The Raven was such a nice surprise. A gentle, genteel adventure, with an unlikely lead character, and the engaging atmosphere of a Sunday afternoon murder mystery. An antithesis to so much of gaming, it was a charming tale of an almost-retired Swiss policeman, and his stumbling into a confusion of thefts and murders aboard the Orient Express and a luxury cruise ship. And then, cliffhanger ending. Rather than offering some useful resolution, we last see Constable Anton Jakob Zellner in mortal danger, and were told to wait a month for it to continue. The month is long up, so here’s wot I think of its saggy middle:
I had my suspicions, and they are proven correct. It was a mistake to break a single game into three parts. In fact, it’s just damned peculiar that if they were going to break this two-sided story at all, that it wasn’t directly down the middle. For about halfway through this halfway episode, you switch from playing as Zellner to someone else – to the Raven him/herself (if you’ve played the game, you’ll understand the deception on my part here), who’ll you’ll continue to play as throughout the third chapter. So, um, why on Earth was that not the splitting point, rather than creating this odd hodgepodge of a brief, unsatisfying chapter?

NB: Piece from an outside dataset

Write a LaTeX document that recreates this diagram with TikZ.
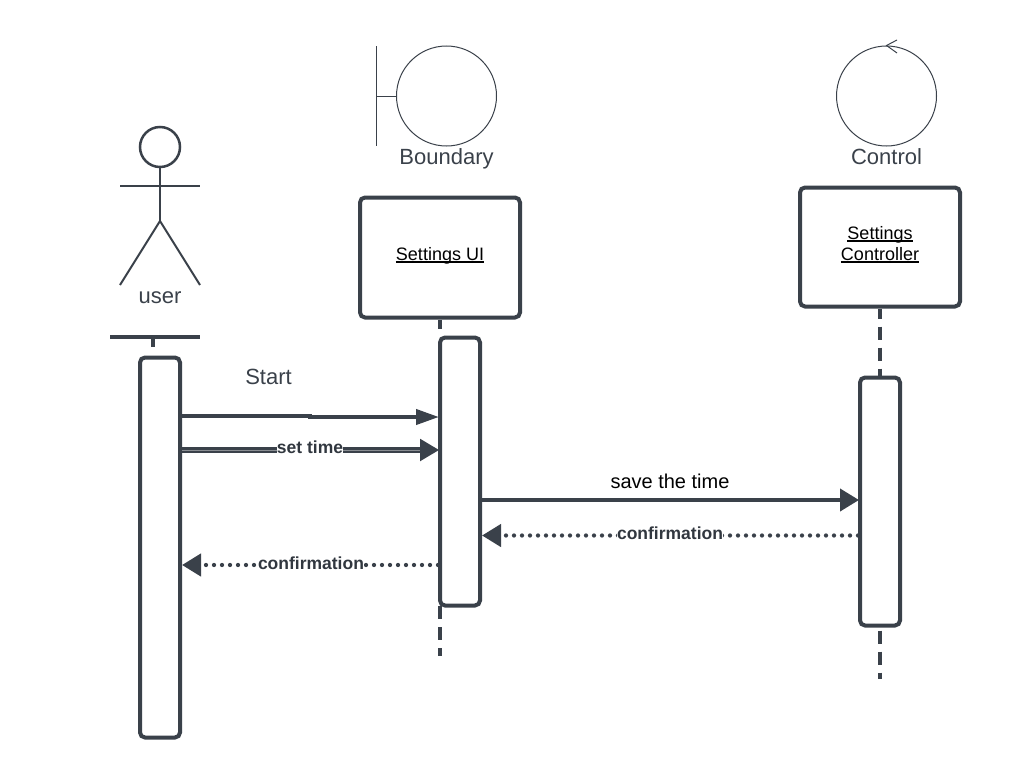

Coming in at what must be half the length of the first part, you end up with a game that’s closing up threads that should have been resolved a month back, and starting off new ones that obviously don’t go anywhere. Zellner’s participation naturally doesn’t reach a satisfactory ending either, since that’s being saved for the big finish. It’s such an odd way of going about things. What’s here is mostly the same as the previous release, with an emphasis on conversations, and a couple of okay-ish puzzles. However, it also lets in a lot of sloppiness, sequences that skip about as if scenes are missing, and fundamentally dumb design choices that frustrate in what should be a relaxing experience.
So, without spoiling anything if you’ve not finished the first part, things pick up with Zellner escaping from his immediate predicament. And immediately things feel scrappy. If you try to free yourself in the “wrong” order, you get killed (which feels a little incongruous) and the sequence starts over. The “right” order makes absolutely no sense over anything else you might have tried, and the game is off straight away on the wrong foot. Events then move on to Cairo, and the museum in which the jewels that the game is built around are to be displayed. And here it gets back into the swing of things, the same pleasingly calm Zellner sensibly and intelligently pursuing his own suspicions and avoiding the officials around him, his dry, wry wit hitting home a good number of times. It’s short-lived, but it reminded me why I’d loved the first part so much, and I was happily plugging away once more.
The sloppiness was present, though. One puzzle involves piecing together some information from various exhibits in the museum. But figure it out for yourself and tough, you still have to have stared at the right thing at the right time for things to trigger. Worse, at one point Zellner says he’s taking down notes in his notebook that don’t appear, meaning you’re left not sure what you’ve missed, until he then shows those invisible notes to someone else, somewhere else. It’s just too loose.
Then comes the switch, the game essentially restarting, this time viewed from the perspective of the thief. Except, sort of. Well, you’ll have to see for yourself. It’s odd. Anyway, from here there is what should have been the pleasure of filling in the gaps from your previous viewpoint, seeing the parallel story and allowing the two to fit together. And to a point, it does that – but a very brief, very superficial point. Leftover mysteries are explained, like the locked train compartment belonging to the doctor, and how exactly the envelope found its way on top of the safe. But these are just bullet points, not strung together with any new content. It’s like ticking off the three or four unexplained moments, and then repeating the same for the opening moments of the cruise.
Plus the puzzles become even more silly here. A dreary sequence of being forced to traipse back and forth multiple times along and above the train is made utterly stupid by your need to find a screwdriver, despite already having one on a penknife. Worse, to get the pointless second screwdriver you need a scene to trigger, but it failed to for me the first time, so I ended up going back and forth twice more until it randomly occurred. Then I was able to unscrew something I should have been able to from the start. A point driven home, incredibly, by a scene just a few minutes later in which the same character uses the same penknife’s screwdriver to get out of a box. Oh, and the first one is described by the game as “a wrench”. What?
It’s that level of messiness that has spoiled almost every European adventure of the last decade, and it was so pleasingly absent from the first part of The Raven. It’s no pleasure to find the plague has spread.
It’s pretty important to note that if you already bought the game, this isn’t going to cost you anything. The game, at £21, includes all three parts as they appear – the third and final section due at the end of this month. However, it also means it’s far harder to so enthusiastically recommend picking this up now, not knowing if the quality will continue to plummet into the third part. From the high standard and promise of the first part, the expectations were for the same qualities to continue, and indeed for each part to be about the same length. Neither has proven to be the case, which is a huge shame. A shame that will be relatively easily rectified if the third part gets things back on track, but we’ll have to wait and see now.